DO THIS: Return precisely the span of lines from the top of the material below to the line containing "import pandas as pd", both included. Pictures are excluded.

----- INFORMATION SUPPLIED

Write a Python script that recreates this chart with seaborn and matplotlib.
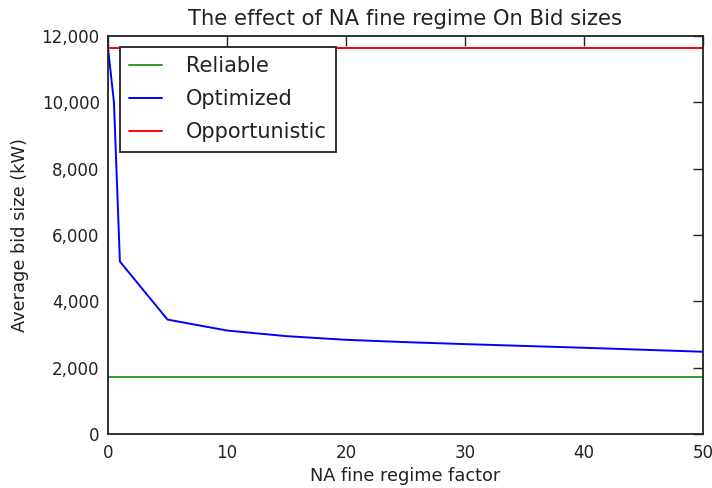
import matplotlib
matplotlib.use("Agg")
import matplotlib.pyplot as plt
import matplotlib.ticker as mticker
import seaborn as sns
import pandas as pd

factor = [0, 0.5, 1, 5, 10, 15, 20, 25, 30, 40, 50]
optimized = [11640, 10000, 5200, 3450, 3120, 2950, 2840, 2770, 2710, 2600, 2480]
reliable_val = 1720
opportunistic_val = 11640

x_range = [0, 50]

df = pd.concat([
    pd.DataFrame({"factor": x_range, "size": [reliable_val] * 2, "strategy": "Reliable"}),
    pd.DataFrame({"factor": factor, "size": optimized, "strategy": "Optimized"}),
    pd.DataFrame({"factor": x_range, "size": [opportunistic_val] * 2, "strategy": "Opportunistic"}),
])

sns.set_style("white")
plt.rcParams["font.family"] = ["DejaVu Sans"]
plt.rcParams["text.color"] = "#222222"
plt.rcParams["axes.labelcolor"] = "#222222"

fig = plt.figure(figsize=(7.12, 4.88), dpi=100)
ax = fig.add_axes([108 / 712, 1 - 434 / 488, 595 / 712, 398 / 488])

palette = {"Reliable": "#2ca02c", "Optimized": "#0000ff", "Opportunistic": "#ff0000"}
sns.lineplot(data=df, x="factor", y="size", hue="strategy", palette=palette,
             ax=ax, linewidth=1.4, sort=False, estimator=None)

ax.set_xlim(0, 50)
ax.set_ylim(0, 12000)
ax.xaxis.set_major_locator(mticker.MultipleLocator(10))
ax.yaxis.set_major_locator(mticker.MultipleLocator(2000))
ax.yaxis.set_major_formatter(mticker.FuncFormatter(lambda v, p: f"{int(v):,}"))
ax.tick_params(direction="in", length=7, width=1, top=True, right=True,
               labelsize=12, colors="#222222", pad=6)
ax.tick_params(axis="x", pad=7)
for s in ax.spines.values():
    s.set_color("#222222")
    s.set_linewidth(1.3)

ax.set_title("The effect of NA fine regime On Bid sizes", fontsize=15.2, pad=8)
ax.set_xlabel("NA fine regime factor", fontsize=12.8)
ax.set_ylabel("Average bid size (kW)", fontsize=12.8, labelpad=9)

leg = ax.legend(loc="upper left", fontsize=15, frameon=True, fancybox=False,
                handlelength=1.55, handletextpad=1.15, borderpad=0.45,
                labelspacing=0.62, borderaxespad=0,
                bbox_to_anchor=(12 / 595, 1 - 11 / 398))
leg.get_frame().set_edgecolor("#222222")
leg.get_frame().set_linewidth(1.3)
leg.get_frame().set_alpha(1)

fig.savefig("out.png", dpi=100)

----------

EXPECTED ANSWER:
Write a Python script that recreates this chart with seaborn and matplotlib.
import matplotlib
matplotlib.use("Agg")
import matplotlib.pyplot as plt
import matplotlib.ticker as mticker
import seaborn as sns
import pandas as pd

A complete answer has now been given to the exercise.